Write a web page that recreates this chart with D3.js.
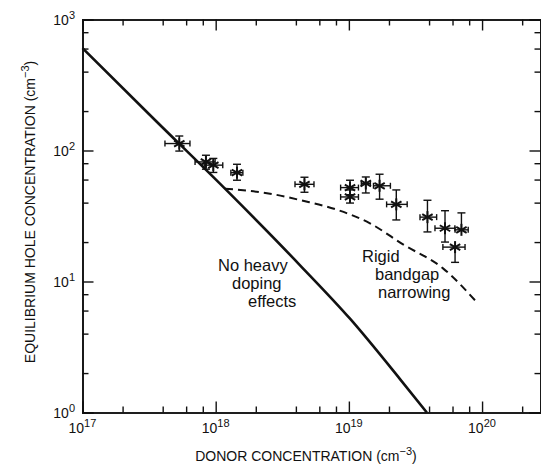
<!DOCTYPE html>
<html>
<head>
<meta charset="utf-8">
<script src="https://cdn.jsdelivr.net/npm/d3@7"></script>
<style>
  body { margin: 0; background: #fff; }
  text { font-family: 'Liberation Sans', Arial, sans-serif; fill: #111; }
</style>
</head>
<body>
<svg id="chart" width="541" height="468"></svg>
<script>

// Axis decades and minor tick multipliers.
const xDecades = [17, 18, 19, 20]
const yDecades = [0, 1, 2, 3]
const minorSteps = [2, 4, 6, 8]

// "No heavy doping effects" curve.
const solidDonor = [1e17, 3.5e17, 1.2e18, 4.3e18, 1.02e19, 2.42e19, 3.85e19]
const solidHole = [605, 171, 50, 13.3, 5.2, 1.8, 1.0]

// "Rigid bandgap narrowing" curve.
const dashDonor = [1.175e18, 2.56e18, 4.53e18, 8.15e18, 1.44e19, 2.55e19, 5.09e19, 9.3e19]
const dashHole = [51.1, 46.8, 41.3, 35.3, 27.8, 19.2, 12.6, 6.8]

// Measured points and their error ranges.
const measDonor = [5.33e17, 8.45e17, 9.6e17, 1.445e18, 4.64e18, 1.02e19, 1.02e19, 1.34e19, 1.70e19, 2.27e19, 3.89e19, 5.27e19, 7.0e19, 6.27e19]
const measHole  = [113, 81.8, 77.3, 67.7, 55.2, 52.1, 44.2, 56, 53.8, 38.8, 31.0, 25.5, 24.8, 18.3]
const donorLo   = [4.16e17, 7.0e17, 8.2e17, 1.30e18, 3.94e18, 8.67e18, 8.67e18, 1.24e19, 1.53e19, 1.92e19, 3.42e19, 4.43e19, 6.27e19, 5.08e19]
const donorHi   = [6.41e17, 9.9e17, 1.13e18, 1.60e18, 5.47e18, 1.18e19, 1.18e19, 1.45e19, 2.05e19, 2.74e19, 4.56e19, 6.25e19, 7.87e19, 7.45e19]
const holeLo    = [99, 72, 68, 59.3, 48, 46, 39.7, 47.4, 42.5, 29.5, 23.9, 20, 24.8, 14.0]
const holeHi    = [129, 92, 87, 78.5, 62.5, 59.3, 50, 62.8, 65.9, 50, 41.7, 34.7, 33.4, 18.3]

const svg = d3.select('#chart')

const mLeft = 82.5, mRight = 541, mTop = 19.5, mBottom = 412.5

const x = d3.scaleLog()
  .domain([1e17, 2.77e20])
  .range([mLeft, mRight])

const y = d3.scaleLog()
  .domain([1, 1000])
  .range([mBottom, mTop])

// Tick values.
const xMajor = xDecades.map(d => Math.pow(10, d))
const xMinor = []
xDecades.forEach(d => minorSteps.forEach(m => {
  const v = m * Math.pow(10, d)
  if (v < x.domain()[1]) xMinor.push(v)
}))
const yMajor = yDecades.map(d => Math.pow(10, d))
const yMinor = []
yDecades.slice(0, 3).forEach(d => minorSteps.forEach(m => yMinor.push(m * Math.pow(10, d))))

// Inward ticks on all four sides.
function ticks(axis, vals, size) {
  return axis.tickValues(vals).tickSize(-size).tickFormat('')
}

const frame = svg.append('g')

frame.append('g').attr('transform', 'translate(0,' + mBottom + ')')
  .call(ticks(d3.axisBottom(x), xMajor, 11))
frame.append('g').attr('transform', 'translate(0,' + mBottom + ')')
  .call(ticks(d3.axisBottom(x), xMinor, 6))
frame.append('g').attr('transform', 'translate(0,' + mTop + ')')
  .call(ticks(d3.axisTop(x), xMajor, 11))
frame.append('g').attr('transform', 'translate(0,' + mTop + ')')
  .call(ticks(d3.axisTop(x), xMinor, 6))
frame.append('g').attr('transform', 'translate(' + mLeft + ',0)')
  .call(ticks(d3.axisLeft(y), yMajor, 11))
frame.append('g').attr('transform', 'translate(' + mLeft + ',0)')
  .call(ticks(d3.axisLeft(y), yMinor, 6))
frame.append('g').attr('transform', 'translate(' + (mRight - 0.5) + ',0)')
  .call(ticks(d3.axisRight(y), yMajor, 11))
frame.append('g').attr('transform', 'translate(' + (mRight - 0.5) + ',0)')
  .call(ticks(d3.axisRight(y), yMinor, 6))

frame.selectAll('.domain').attr('stroke', '#111').attr('stroke-width', 1.6)
frame.selectAll('.tick line').attr('stroke', '#111').attr('stroke-width', 1.4)

// Tick labels with superscript exponents.
xDecades.forEach(d => {
  const t = svg.append('text')
    .attr('x', x(Math.pow(10, d)) - 14)
    .attr('y', 433)
    .style('font-size', '14px')
  t.append('tspan').text('10')
  t.append('tspan').attr('dy', -6).style('font-size', '11px').text(d)
})

yDecades.forEach(d => {
  const t = svg.append('text')
    .attr('x', 75)
    .attr('y', y(Math.pow(10, d)) + 5)
    .attr('text-anchor', 'end')
    .style('font-size', '14px')
  t.append('tspan').text('10')
  t.append('tspan').attr('dy', -6).style('font-size', '11px').text(d)
})

// Axis titles.
const xt = svg.append('text')
  .attr('x', 306)
  .attr('y', 461)
  .attr('text-anchor', 'middle')
  .style('font-size', '14px')
xt.append('tspan').text('DONOR CONCENTRATION (cm')
xt.append('tspan').attr('dy', -6).style('font-size', '11px').text('−3')
xt.append('tspan').attr('dy', 6).text(')')

const yt = svg.append('text')
  .attr('transform', 'translate(35,212) rotate(-90)')
  .attr('text-anchor', 'middle')
  .style('font-size', '14px')
yt.append('tspan').text('EQUILIBRIUM HOLE CONCENTRATION (cm')
yt.append('tspan').attr('dy', -6).style('font-size', '11px').text('−3')
yt.append('tspan').attr('dy', 6).text(')')

// Curves.
const line = d3.line()
  .x(d => x(d[0]))
  .y(d => y(d[1]))
  .curve(d3.curveMonotoneX)

svg.append('path')
  .datum(solidDonor.map((d, i) => [d, solidHole[i]]))
  .attr('d', line)
  .attr('fill', 'none')
  .attr('stroke', '#111')
  .attr('stroke-width', 2.6)

svg.append('path')
  .datum(dashDonor.map((d, i) => [d, dashHole[i]]))
  .attr('d', line)
  .attr('fill', 'none')
  .attr('stroke', '#111')
  .attr('stroke-width', 2)
  .attr('stroke-dasharray', '8,5')

// Measurements: asterisk with error bars.
const pts = svg.append('g')
  .attr('stroke', '#111')
  .attr('stroke-width', 1.4)
  .attr('fill', 'none')

measDonor.forEach((d, i) => {
  const cx = x(d), cy = y(measHole[i])
  const g = pts.append('g')
  const x0 = x(donorLo[i]), x1 = x(donorHi[i])
  const y0 = y(holeLo[i]), y1 = y(holeHi[i])

  // Horizontal bar with end caps.
  g.append('line').attr('x1', x0).attr('x2', x1).attr('y1', cy).attr('y2', cy)
  g.append('line').attr('x1', x0).attr('x2', x0).attr('y1', cy - 3).attr('y2', cy + 3)
  g.append('line').attr('x1', x1).attr('x2', x1).attr('y1', cy - 3).attr('y2', cy + 3)

  // Vertical bar with end caps.
  if (y1 < cy - 1) {
    g.append('line').attr('x1', cx).attr('x2', cx).attr('y1', y1).attr('y2', cy)
    g.append('line').attr('x1', cx - 4).attr('x2', cx + 4).attr('y1', y1).attr('y2', y1)
  }
  if (y0 > cy + 1) {
    g.append('line').attr('x1', cx).attr('x2', cx).attr('y1', cy).attr('y2', y0)
    g.append('line').attr('x1', cx - 4).attr('x2', cx + 4).attr('y1', y0).attr('y2', y0)
  }

  // Six-armed star.
  for (let a = 0; a < 3; a++) {
    const ang = Math.PI / 2 + a * Math.PI / 3
    const r = 6
    g.append('line')
      .attr('x1', cx - r * Math.cos(ang)).attr('y1', cy - r * Math.sin(ang))
      .attr('x2', cx + r * Math.cos(ang)).attr('y2', cy + r * Math.sin(ang))
      .attr('stroke-width', 2)
  }
})

// Curve annotations.
const notes = [
  ['No heavy', 218, 271], ['doping', 232, 289], ['effects', 248, 307],
  ['Rigid', 362, 262], ['bandgap', 375, 280], ['narrowing', 378, 298]
]
notes.forEach(n => {
  svg.append('text')
    .attr('x', n[1])
    .attr('y', n[2])
    .style('font-size', '16.5px')
    .text(n[0])
})

</script>
</body>
</html>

══════

- Stated goal
Please reproduce the listing exactly from its opening line through the line that contains "const svg = d3.select('#chart')", both included, with all pictures omitted.

- The result
Write a web page that recreates this chart with D3.js.
<!DOCTYPE html>
<html>
<head>
<meta charset="utf-8">
<script src="https://cdn.jsdelivr.net/npm/d3@7"></script>
<style>
  body { margin: 0; background: #fff; }
  text { font-family: 'Liberation Sans', Arial, sans-serif; fill: #111; }
</style>
</head>
<body>
<svg id="chart" width="541" height="468"></svg>
<script>

// Axis decades and minor tick multipliers.
const xDecades = [17, 18, 19, 20]
const yDecades = [0, 1, 2, 3]
const minorSteps = [2, 4, 6, 8]

// "No heavy doping effects" curve.
const solidDonor = [1e17, 3.5e17, 1.2e18, 4.3e18, 1.02e19, 2.42e19, 3.85e19]
const solidHole = [605, 171, 50, 13.3, 5.2, 1.8, 1.0]

// "Rigid bandgap narrowing" curve.
const dashDonor = [1.175e18, 2.56e18, 4.53e18, 8.15e18, 1.44e19, 2.55e19, 5.09e19, 9.3e19]
const dashHole = [51.1, 46.8, 41.3, 35.3, 27.8, 19.2, 12.6, 6.8]

// Measured points and their error ranges.
const measDonor = [5.33e17, 8.45e17, 9.6e17, 1.445e18, 4.64e18, 1.02e19, 1.02e19, 1.34e19, 1.70e19, 2.27e19, 3.89e19, 5.27e19, 7.0e19, 6.27e19]
const measHole  = [113, 81.8, 77.3, 67.7, 55.2, 52.1, 44.2, 56, 53.8, 38.8, 31.0, 25.5, 24.8, 18.3]
const donorLo   = [4.16e17, 7.0e17, 8.2e17, 1.30e18, 3.94e18, 8.67e18, 8.67e18, 1.24e19, 1.53e19, 1.92e19, 3.42e19, 4.43e19, 6.27e19, 5.08e19]
const donorHi   = [6.41e17, 9.9e17, 1.13e18, 1.60e18, 5.47e18, 1.18e19, 1.18e19, 1.45e19, 2.05e19, 2.74e19, 4.56e19, 6.25e19, 7.87e19, 7.45e19]
const holeLo    = [99, 72, 68, 59.3, 48, 46, 39.7, 47.4, 42.5, 29.5, 23.9, 20, 24.8, 14.0]
const holeHi    = [129, 92, 87, 78.5, 62.5, 59.3, 50, 62.8, 65.9, 50, 41.7, 34.7, 33.4, 18.3]

const svg = d3.select('#chart')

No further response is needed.